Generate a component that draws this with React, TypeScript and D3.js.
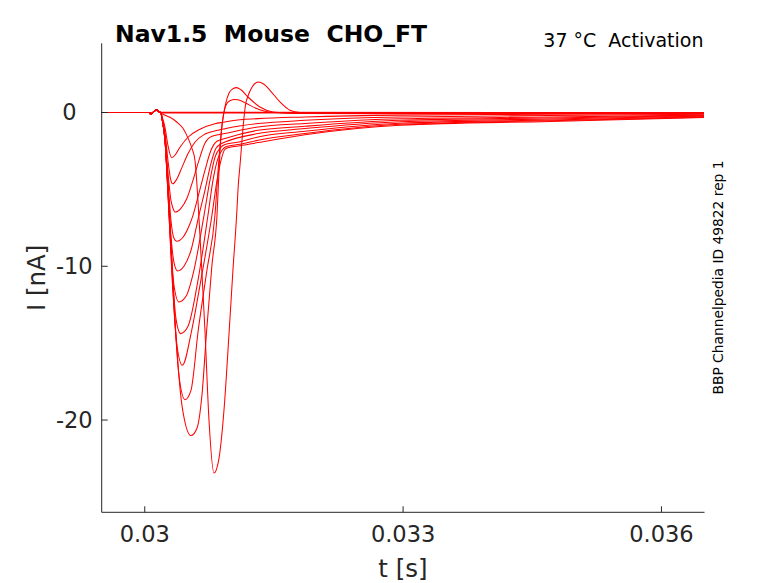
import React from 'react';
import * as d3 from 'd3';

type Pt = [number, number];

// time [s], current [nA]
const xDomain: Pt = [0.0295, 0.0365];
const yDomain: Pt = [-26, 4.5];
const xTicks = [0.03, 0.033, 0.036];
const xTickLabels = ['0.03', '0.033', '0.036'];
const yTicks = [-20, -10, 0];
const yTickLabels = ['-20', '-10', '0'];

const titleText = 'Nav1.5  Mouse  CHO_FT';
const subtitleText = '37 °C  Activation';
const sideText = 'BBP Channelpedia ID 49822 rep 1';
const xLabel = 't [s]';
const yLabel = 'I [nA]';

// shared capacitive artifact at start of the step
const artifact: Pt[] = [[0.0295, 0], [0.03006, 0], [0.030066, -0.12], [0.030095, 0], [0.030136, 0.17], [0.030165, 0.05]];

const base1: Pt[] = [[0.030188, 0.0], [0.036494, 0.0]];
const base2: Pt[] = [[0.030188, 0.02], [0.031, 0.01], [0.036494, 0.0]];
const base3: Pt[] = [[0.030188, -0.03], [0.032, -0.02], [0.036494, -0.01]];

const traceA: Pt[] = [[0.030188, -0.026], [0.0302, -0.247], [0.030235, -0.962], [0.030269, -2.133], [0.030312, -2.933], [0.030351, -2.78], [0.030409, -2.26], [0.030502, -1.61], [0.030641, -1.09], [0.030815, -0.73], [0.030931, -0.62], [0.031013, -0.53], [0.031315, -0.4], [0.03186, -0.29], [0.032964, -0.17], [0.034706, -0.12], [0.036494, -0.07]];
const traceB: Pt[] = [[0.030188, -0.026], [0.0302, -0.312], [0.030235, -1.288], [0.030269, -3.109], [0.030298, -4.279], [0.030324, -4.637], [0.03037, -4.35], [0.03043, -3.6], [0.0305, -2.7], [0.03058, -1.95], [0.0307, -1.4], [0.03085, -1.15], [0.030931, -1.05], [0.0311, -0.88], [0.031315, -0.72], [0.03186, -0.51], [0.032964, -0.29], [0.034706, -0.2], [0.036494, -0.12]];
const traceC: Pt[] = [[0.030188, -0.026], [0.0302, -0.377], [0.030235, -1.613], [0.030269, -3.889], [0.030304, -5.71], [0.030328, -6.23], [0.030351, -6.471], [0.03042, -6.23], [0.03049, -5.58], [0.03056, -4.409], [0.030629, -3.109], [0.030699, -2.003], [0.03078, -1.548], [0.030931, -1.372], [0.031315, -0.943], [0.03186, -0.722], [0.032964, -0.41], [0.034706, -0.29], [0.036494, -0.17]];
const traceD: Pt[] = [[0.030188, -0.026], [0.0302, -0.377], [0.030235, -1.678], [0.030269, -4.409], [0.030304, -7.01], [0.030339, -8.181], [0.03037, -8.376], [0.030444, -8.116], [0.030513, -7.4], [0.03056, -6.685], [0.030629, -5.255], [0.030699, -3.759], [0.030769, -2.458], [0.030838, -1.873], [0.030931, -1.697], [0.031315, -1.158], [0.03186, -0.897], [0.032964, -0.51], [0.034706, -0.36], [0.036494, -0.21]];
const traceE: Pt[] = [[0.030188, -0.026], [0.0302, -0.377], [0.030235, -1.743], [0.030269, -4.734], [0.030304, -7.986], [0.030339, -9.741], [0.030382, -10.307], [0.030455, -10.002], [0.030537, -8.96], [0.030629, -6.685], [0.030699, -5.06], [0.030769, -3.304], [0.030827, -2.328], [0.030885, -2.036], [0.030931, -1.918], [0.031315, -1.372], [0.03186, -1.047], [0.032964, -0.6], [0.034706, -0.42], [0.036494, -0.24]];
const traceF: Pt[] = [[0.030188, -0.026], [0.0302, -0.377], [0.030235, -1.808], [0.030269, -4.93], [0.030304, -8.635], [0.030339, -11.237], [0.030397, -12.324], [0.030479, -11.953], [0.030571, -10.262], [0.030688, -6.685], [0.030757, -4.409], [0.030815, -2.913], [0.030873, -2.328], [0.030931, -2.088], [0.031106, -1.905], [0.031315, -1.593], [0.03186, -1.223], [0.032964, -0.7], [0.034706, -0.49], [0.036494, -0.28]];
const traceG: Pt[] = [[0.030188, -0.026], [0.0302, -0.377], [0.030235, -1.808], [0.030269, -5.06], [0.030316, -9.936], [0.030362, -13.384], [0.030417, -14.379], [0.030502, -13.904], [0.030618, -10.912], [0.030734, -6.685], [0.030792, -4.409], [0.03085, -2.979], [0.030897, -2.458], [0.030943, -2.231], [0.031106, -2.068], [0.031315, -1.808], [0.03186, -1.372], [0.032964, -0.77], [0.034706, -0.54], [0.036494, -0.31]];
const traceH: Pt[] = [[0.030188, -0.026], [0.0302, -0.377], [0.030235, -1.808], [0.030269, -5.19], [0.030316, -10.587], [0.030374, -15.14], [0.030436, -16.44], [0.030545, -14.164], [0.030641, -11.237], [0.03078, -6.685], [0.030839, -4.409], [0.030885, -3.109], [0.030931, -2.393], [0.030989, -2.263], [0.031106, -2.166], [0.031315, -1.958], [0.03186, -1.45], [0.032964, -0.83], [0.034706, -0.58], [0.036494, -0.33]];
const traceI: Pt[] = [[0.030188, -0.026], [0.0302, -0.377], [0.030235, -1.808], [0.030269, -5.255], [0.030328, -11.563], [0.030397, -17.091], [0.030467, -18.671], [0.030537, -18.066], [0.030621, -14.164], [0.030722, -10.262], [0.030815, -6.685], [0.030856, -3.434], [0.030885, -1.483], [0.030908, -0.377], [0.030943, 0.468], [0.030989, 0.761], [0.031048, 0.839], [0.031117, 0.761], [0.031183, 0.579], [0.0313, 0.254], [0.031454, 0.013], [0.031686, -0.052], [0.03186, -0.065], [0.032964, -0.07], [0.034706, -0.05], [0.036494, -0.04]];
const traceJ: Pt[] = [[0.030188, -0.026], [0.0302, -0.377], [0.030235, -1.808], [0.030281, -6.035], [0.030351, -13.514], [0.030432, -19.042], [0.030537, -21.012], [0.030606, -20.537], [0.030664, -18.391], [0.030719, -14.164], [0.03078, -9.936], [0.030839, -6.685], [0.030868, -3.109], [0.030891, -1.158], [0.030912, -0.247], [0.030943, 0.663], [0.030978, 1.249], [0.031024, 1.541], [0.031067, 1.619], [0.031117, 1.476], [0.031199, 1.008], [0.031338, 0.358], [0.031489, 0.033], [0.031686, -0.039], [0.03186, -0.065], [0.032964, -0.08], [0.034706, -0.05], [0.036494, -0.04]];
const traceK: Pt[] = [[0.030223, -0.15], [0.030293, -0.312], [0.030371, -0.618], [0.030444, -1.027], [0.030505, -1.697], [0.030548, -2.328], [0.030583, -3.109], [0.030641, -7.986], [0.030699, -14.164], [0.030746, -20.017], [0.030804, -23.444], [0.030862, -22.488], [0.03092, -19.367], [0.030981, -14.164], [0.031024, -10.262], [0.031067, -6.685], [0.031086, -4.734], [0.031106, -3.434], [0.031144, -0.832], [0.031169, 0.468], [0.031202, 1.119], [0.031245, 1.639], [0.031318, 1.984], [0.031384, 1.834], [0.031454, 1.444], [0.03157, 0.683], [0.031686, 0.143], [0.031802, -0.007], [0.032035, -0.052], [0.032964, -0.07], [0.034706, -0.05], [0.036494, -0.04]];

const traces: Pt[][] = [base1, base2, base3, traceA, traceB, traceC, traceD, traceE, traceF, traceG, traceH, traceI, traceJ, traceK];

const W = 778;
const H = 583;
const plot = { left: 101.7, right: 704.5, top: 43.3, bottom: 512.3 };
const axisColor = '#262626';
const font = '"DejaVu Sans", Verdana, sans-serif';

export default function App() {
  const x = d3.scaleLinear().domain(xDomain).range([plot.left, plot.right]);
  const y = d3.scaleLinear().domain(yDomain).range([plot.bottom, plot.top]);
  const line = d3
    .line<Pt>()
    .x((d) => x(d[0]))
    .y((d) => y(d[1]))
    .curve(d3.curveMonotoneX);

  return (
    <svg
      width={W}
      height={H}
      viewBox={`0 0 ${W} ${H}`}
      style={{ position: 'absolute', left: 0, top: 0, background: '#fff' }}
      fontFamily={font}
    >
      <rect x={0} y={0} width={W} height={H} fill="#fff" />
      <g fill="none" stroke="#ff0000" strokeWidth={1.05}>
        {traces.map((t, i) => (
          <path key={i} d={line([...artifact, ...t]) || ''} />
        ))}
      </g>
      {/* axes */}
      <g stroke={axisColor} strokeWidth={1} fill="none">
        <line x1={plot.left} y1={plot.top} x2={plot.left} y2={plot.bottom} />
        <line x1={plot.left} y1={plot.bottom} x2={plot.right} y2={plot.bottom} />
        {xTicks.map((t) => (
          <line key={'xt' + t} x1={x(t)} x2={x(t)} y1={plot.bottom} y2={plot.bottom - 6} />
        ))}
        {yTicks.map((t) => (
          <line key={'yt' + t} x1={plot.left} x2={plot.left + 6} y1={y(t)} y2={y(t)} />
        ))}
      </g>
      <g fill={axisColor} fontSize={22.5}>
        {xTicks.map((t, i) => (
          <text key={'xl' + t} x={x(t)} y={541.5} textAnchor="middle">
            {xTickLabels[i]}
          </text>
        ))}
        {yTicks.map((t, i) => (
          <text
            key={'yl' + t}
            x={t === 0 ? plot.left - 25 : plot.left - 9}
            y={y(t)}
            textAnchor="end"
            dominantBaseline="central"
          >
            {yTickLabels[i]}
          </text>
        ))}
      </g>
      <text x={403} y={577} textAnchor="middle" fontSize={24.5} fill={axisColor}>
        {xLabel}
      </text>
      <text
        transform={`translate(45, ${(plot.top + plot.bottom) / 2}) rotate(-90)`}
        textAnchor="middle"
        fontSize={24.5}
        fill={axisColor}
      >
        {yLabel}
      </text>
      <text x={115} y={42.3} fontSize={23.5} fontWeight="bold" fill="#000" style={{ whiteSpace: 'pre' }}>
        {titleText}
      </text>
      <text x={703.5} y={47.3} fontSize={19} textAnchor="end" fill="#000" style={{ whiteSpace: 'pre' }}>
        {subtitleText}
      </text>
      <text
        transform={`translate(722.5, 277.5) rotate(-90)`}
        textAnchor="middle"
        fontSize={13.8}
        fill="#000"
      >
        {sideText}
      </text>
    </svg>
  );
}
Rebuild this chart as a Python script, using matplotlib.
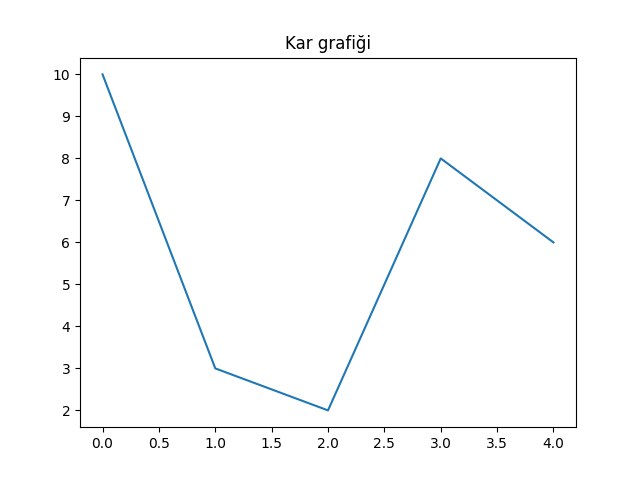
####
Identify the lines of the data that contain the word "this". Copy each of them.

Reply.
Generate a component that draws this with React, TypeScript and D3.js.
Rebuild this chart as a Python script, using matplotlib.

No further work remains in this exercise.